» **AIM OF THE TASK**: Your answer should consist only of the lines below from the one with "The picture is" through the one with "saturation=1, ax=ax, legend=True, errorbar=None)", copied exactly.

» **AVAILABLE DATA**:
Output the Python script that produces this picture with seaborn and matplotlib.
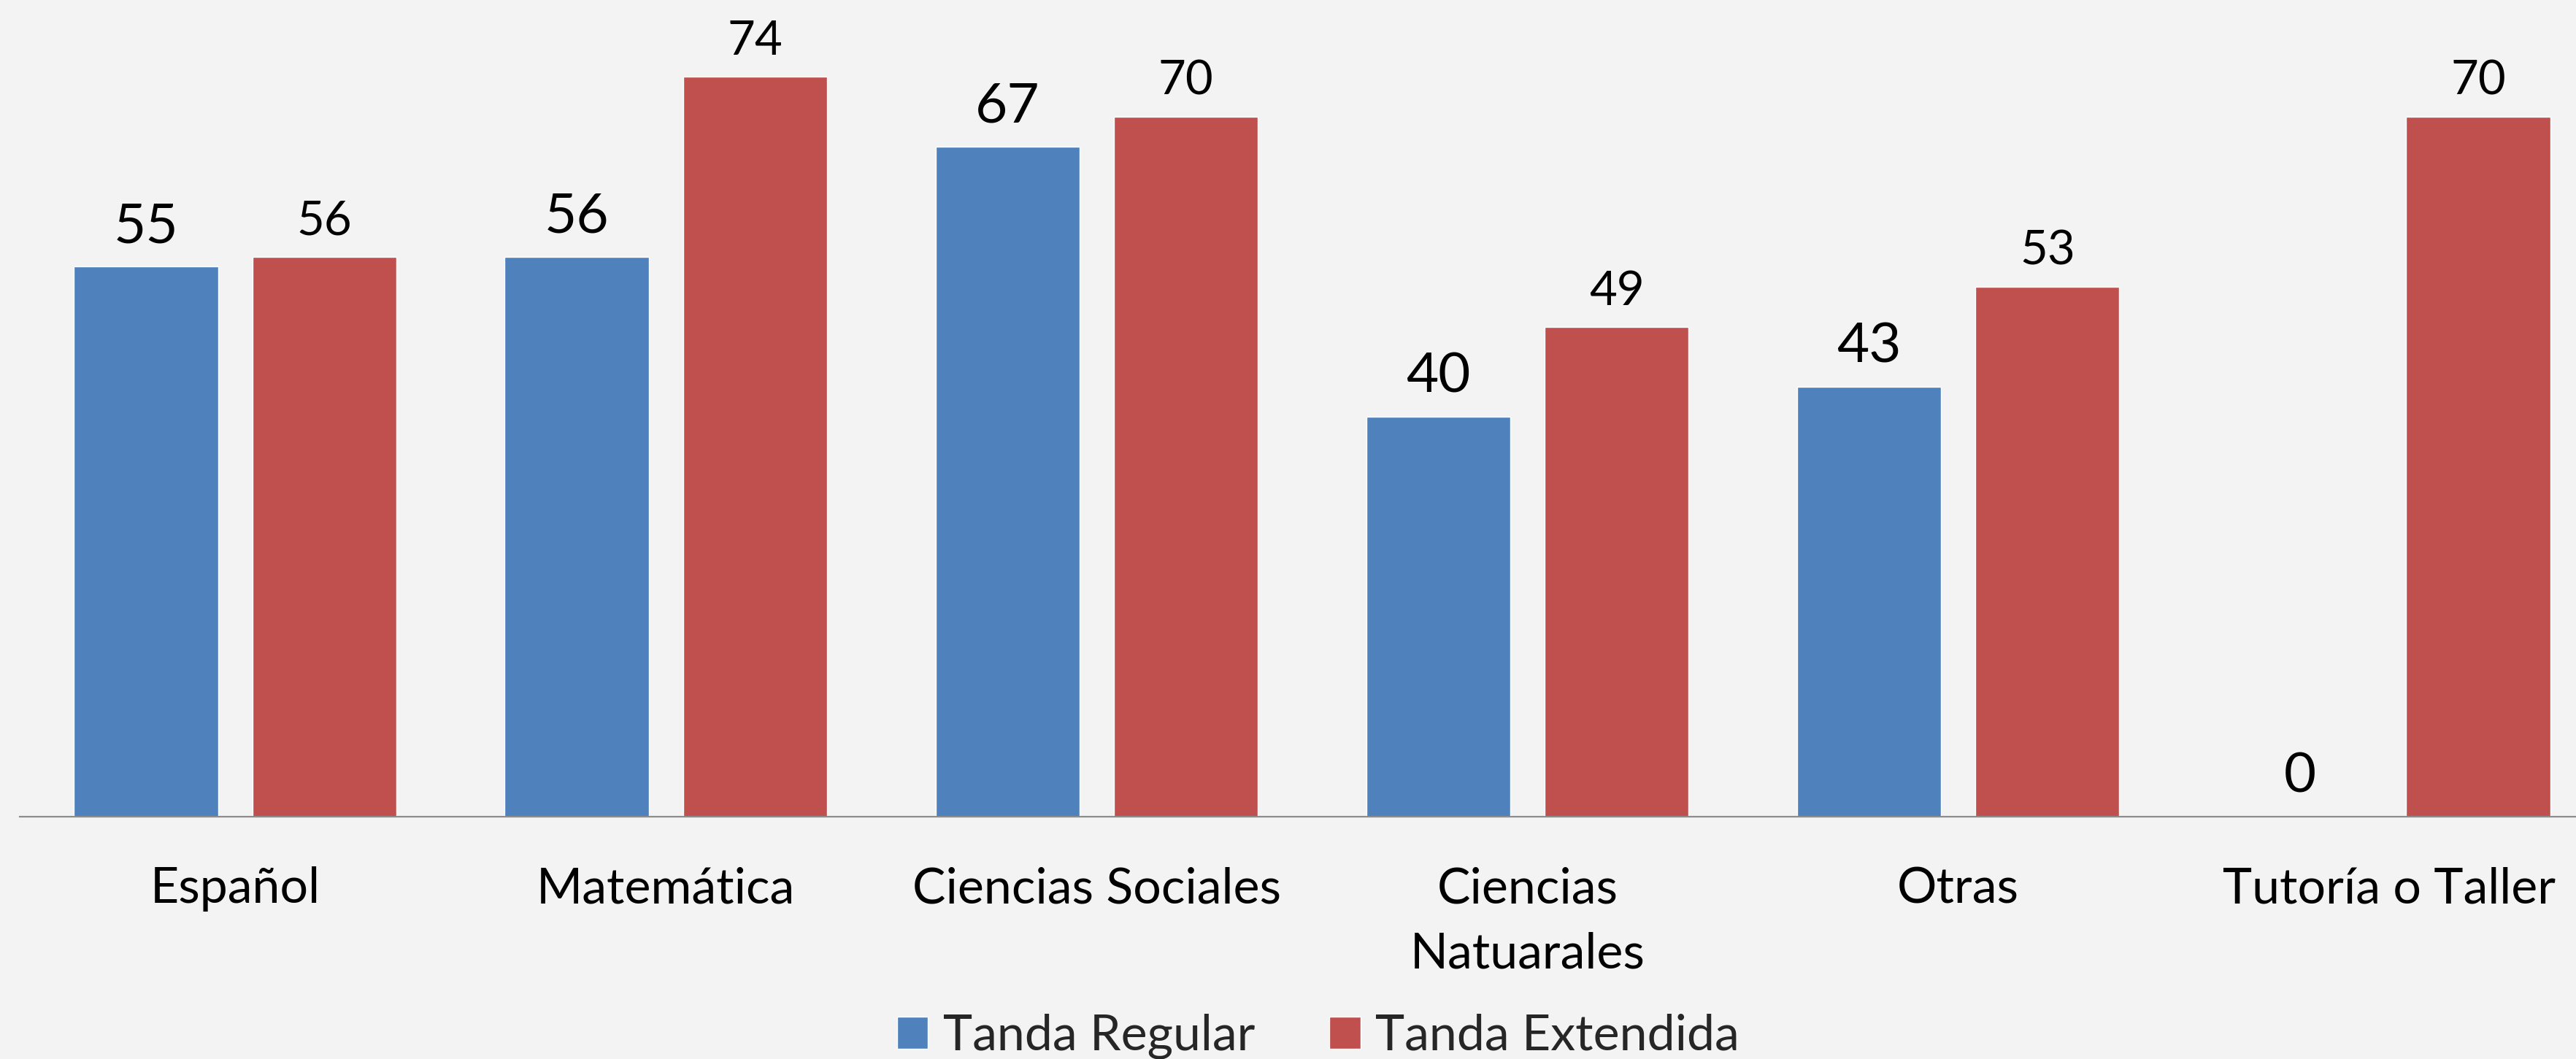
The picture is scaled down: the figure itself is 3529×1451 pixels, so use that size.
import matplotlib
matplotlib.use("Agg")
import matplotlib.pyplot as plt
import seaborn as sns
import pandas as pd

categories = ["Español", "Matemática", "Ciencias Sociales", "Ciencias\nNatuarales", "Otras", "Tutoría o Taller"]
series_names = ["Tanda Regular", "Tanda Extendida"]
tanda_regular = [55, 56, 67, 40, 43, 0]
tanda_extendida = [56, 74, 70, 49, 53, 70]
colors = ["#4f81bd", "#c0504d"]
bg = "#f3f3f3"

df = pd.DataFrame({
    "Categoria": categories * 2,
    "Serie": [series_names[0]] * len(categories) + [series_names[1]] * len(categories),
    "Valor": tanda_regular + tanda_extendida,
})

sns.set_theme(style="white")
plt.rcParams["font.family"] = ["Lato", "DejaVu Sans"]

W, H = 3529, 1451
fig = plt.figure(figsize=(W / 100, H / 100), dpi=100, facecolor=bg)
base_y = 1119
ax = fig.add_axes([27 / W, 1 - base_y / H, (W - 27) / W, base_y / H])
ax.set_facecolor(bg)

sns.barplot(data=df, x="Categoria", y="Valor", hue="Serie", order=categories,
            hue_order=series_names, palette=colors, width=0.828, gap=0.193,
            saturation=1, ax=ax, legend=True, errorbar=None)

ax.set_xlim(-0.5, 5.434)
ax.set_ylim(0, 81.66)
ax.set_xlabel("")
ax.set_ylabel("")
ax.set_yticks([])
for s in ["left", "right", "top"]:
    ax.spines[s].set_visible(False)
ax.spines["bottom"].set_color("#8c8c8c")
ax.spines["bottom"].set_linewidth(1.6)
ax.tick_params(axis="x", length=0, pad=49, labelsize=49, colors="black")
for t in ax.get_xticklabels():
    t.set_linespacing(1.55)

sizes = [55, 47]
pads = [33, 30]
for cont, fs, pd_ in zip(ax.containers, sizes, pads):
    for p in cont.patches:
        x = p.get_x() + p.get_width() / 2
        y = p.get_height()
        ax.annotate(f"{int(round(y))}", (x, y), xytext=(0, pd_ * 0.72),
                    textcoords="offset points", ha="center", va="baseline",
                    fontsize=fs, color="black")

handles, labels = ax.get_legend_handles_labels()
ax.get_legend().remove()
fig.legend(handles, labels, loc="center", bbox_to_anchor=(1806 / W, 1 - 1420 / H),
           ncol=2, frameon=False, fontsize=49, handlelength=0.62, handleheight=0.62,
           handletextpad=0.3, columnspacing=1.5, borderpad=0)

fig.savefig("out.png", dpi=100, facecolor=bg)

» **RESULT**:
The picture is scaled down: the figure itself is 3529×1451 pixels, so use that size.
import matplotlib
matplotlib.use("Agg")
import matplotlib.pyplot as plt
import seaborn as sns
import pandas as pd

categories = ["Español", "Matemática", "Ciencias Sociales", "Ciencias\nNatuarales", "Otras", "Tutoría o Taller"]
series_names = ["Tanda Regular", "Tanda Extendida"]
tanda_regular = [55, 56, 67, 40, 43, 0]
tanda_extendida = [56, 74, 70, 49, 53, 70]
colors = ["#4f81bd", "#c0504d"]
bg = "#f3f3f3"

df = pd.DataFrame({
    "Categoria": categories * 2,
    "Serie": [series_names[0]] * len(categories) + [series_names[1]] * len(categories),
    "Valor": tanda_regular + tanda_extendida,
})

sns.set_theme(style="white")
plt.rcParams["font.family"] = ["Lato", "DejaVu Sans"]

W, H = 3529, 1451
fig = plt.figure(figsize=(W / 100, H / 100), dpi=100, facecolor=bg)
base_y = 1119
ax = fig.add_axes([27 / W, 1 - base_y / H, (W - 27) / W, base_y / H])
ax.set_facecolor(bg)

sns.barplot(data=df, x="Categoria", y="Valor", hue="Serie", order=categories,
            hue_order=series_names, palette=colors, width=0.828, gap=0.193,
            saturation=1, ax=ax, legend=True, errorbar=None)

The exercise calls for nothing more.